The factors that influence protostellar multiplicity

I. Gas temperature, density, and mass in Perseus with Nobeyama

¹ Star and Planet Formation Laboratory, RIKEN Cluster for Pioneering Research, Wako, Saitama 351-0198 Japan
² Instituto de Astronomía, Universidad Nacional Autónoma de México, AP106, Ensenada CP 22830, B. C., Mexico
³ Fox2Space - FTSCO, The Fault Tolerant Satellite Computer Organization, Weigunystrasse 4, 4040 Linz, Austria
⁴ Institute of Astronomy, Department of Physics, National Tsing Hua University, Hsinchu, Taiwan
⁵ Department of Astrophysics, University of Vienna, Türkenschanzstrasse 17, 1180 Vienna, Austria
⁶ NRC Herzberg Astronomy and Astrophysics, 5071 West Saanich Rd, Victoria, BC, V9E 2E7, Canada
⁷ Department of Physics and Astronomy, University of Victoria, Victoria, BC, V8P 5C2, Canada
⁸ Institutt for Fysikk, Norwegian University of Science and Technology, Høgskloreringen 5, Trondheim, 7491, Norway
⁹ Université Paris Cité CNRS, CNES, Astroparticule et Cosmologie, 75013 Paris, France
¹⁰ Max-Planck-Institut für extraterrestrische Physik, Giessenbachstrasse 1, 85748 Garching, Germany
¹¹ National Radio Astronomy Observatory, Charlottesville, VA 22903, USA
¹² Independent researcher, Sagas Väg 5, 43431 Kungsbacka, Sweden

Received: 28 September 2023
Accepted: 18 July 2024

Abstract

Context. Protostellar multiplicity is common at all stages and mass ranges. However, the factors that determine the multiplicity of protostellar systems have not been systematically characterized through their molecular gas.

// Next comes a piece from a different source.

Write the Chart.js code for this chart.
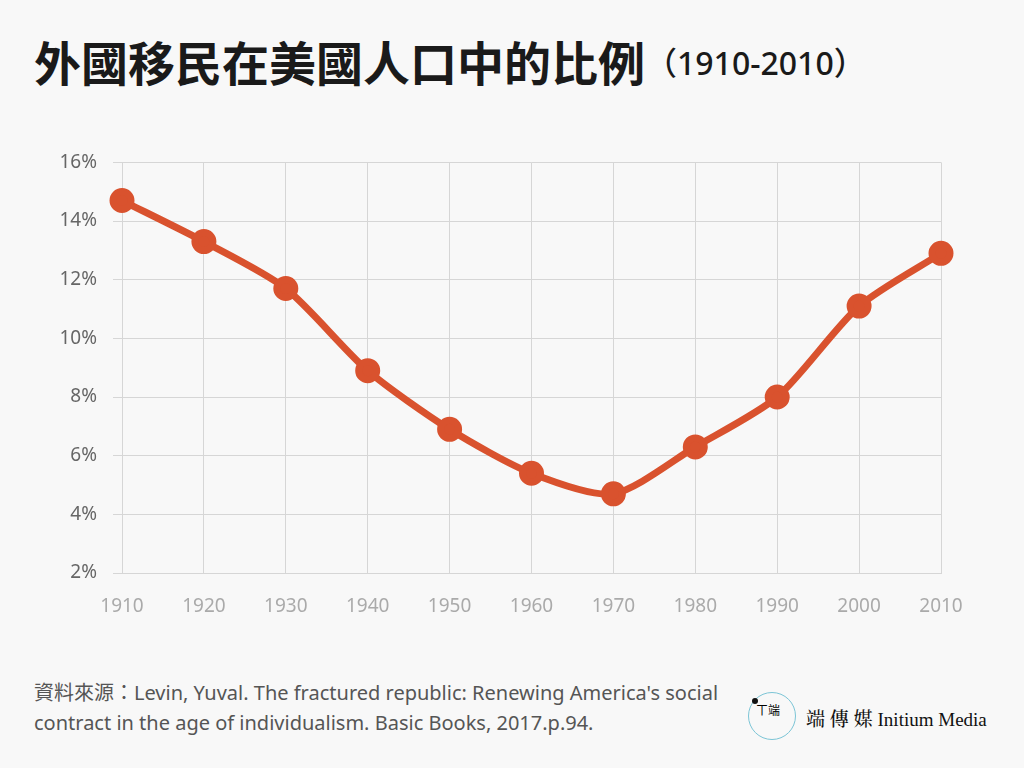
<!DOCTYPE html>
<html><head><meta charset="utf-8">
<script src="https://cdn.jsdelivr.net/npm/chart.js@4"></script>
<style>
body{margin:0;width:1024px;height:768px;background:#f8f8f8;position:relative;overflow:hidden;font-family:"Noto Sans","Noto Sans CJK TC",sans-serif}
#title{position:absolute;left:34px;top:26px;font:700 47px "Noto Sans CJK TC";color:#1a1a1a;letter-spacing:0px;white-space:nowrap}
#title span{font:500 32px "Noto Sans","Noto Sans CJK TC";letter-spacing:0;vertical-align:6px}
#wrap{position:absolute;left:0;top:135px;width:1024px;height:495px}
#src{position:absolute;left:34px;top:678px;font:400 20px "Noto Sans","Noto Sans CJK TC";color:#555;line-height:30px}
#logo{position:absolute;left:748px;top:692px;width:46px;height:46px;border:1.5px solid #7cc5d6;border-radius:50%}
#logo b{position:absolute;left:3px;top:5px;width:6px;height:6px;background:#111;border-radius:50%}
#logo i{position:absolute;left:7px;top:8px;font:12px "Noto Sans CJK TC";font-style:normal}
#brand{position:absolute;left:806px;top:704px;font:500 19px "Noto Serif CJK TC","Noto Sans CJK TC";color:#111}
#brand span{font:19px "Liberation Serif";}
</style></head><body>
<div id="title">外國移民在美國人口中的比例<span>（1910-2010）</span></div>
<div id="wrap"><canvas id="c"></canvas></div>
<div id="src">資料來源：Levin, Yuval. The fractured republic: Renewing America's social<br>contract in the age of individualism. Basic Books, 2017.p.94.</div>
<div id="logo"><b></b><i>ㄒ端</i></div>
<div id="brand">端 傳 媒 <span>Initium Media</span></div>
<script>
const years=["1910","1920","1930","1940","1950","1960","1970","1980","1990","2000","2010"];
const shares=[14.7,13.3,11.7,8.9,6.9,5.4,4.7,6.3,8.0,11.1,12.9];
new Chart(document.getElementById('c'),{type:'line',
data:{labels:years,datasets:[{data:shares,borderColor:'#d9522e',backgroundColor:'#d9522e',borderWidth:7,pointRadius:9,pointHoverRadius:9,tension:0.25}]},
options:{responsive:true,maintainAspectRatio:false,animation:false,
layout:{padding:{left:0,right:83,top:12,bottom:0}},
plugins:{legend:{display:false},tooltip:{enabled:false}},
scales:{
x:{grid:{color:'#d6d6d6',tickLength:0},border:{color:'#d6d6d6'},ticks:{color:'#aaa',font:{size:19,family:'Noto Sans'},padding:22,maxRotation:0},afterFit:s=>{s.height=57}},
y:{min:2,max:16,grid:{color:'#d6d6d6',tickLength:9},border:{display:false},ticks:{stepSize:2,color:'#666',font:{size:19,family:'Noto Sans'},padding:16,callback:v=>v+'%'},afterFit:s=>{s.width=122}}
}}});
</script>
</body></html>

Aims. We characterize the physical properties of the Perseus molecular cloud at ≥5000 AU scales by mapping the diagnostic molecular lines.

Methods. We used Nobeyama 45m Radio Observatory (NRO) on-the-fly maps of HCN, HNC, HCO⁺, and N₂H⁺ (J=1–0) toward five subregions in Perseus, complemented with single-pointing Atacama Pathfinder Experiment (APEX) observations of HNC (J = 4–3), to derive the physical parameters of the dense gas. The spatial resolutions of both observations were ~18″, which is equivalent to ~5000 AU scales at the distance of Perseus. The kinetic gas temperature was derived from the I(HCN)/I(HNC) J ratio, and the H₂ density was obtained from the HNC J=4–3/J=1–0 ratio. These parameters were used to obtain the N₂H⁺ (cold) and HCO⁺ (warm) gas masses. The inferred and derived parameters were then compared to source the parameters, including protostellar multiplicity, bolometric luminosity, and dust envelope mass.

Results. The inferred mean kinetic gas temperature (I(HCN)/I(HNC) J=1–0 ratio; ranging between 15 and 26 K), and H₂ volumetric density (HNC J=4–3/J=1–0; 10⁵−10⁶ cm⁻³) are not correlated with multiplicity in Perseus. The derived gas and dust masses, 1.3 to 16 × 10⁻⁹ M_⊙ for the cold-gas mass (N₂H⁺), 0.1 to 25 M_⊙ for the envelope dust masses (850 μm), and 0.8 to 10 × 10⁻¹⁰ M_⊙ for the warm-gas mass (HCO⁺), are correlated to multiplicity and to the number of protostellar components. The warm-gas masses are lower by a factor of 16 than the cold-gas masses.

Conclusions. The gas and dust mass is correlated to multiplicity at ~5000 AU scales in Perseus. Higher-order multiples tend to have higher gas and dust masses in general, while close binaries (separations ≤7″) and single protostars have similar gas and dust mass distributions. On the other hand, the H₂ density and kinetic gas temperature are not correlated with multiplicity.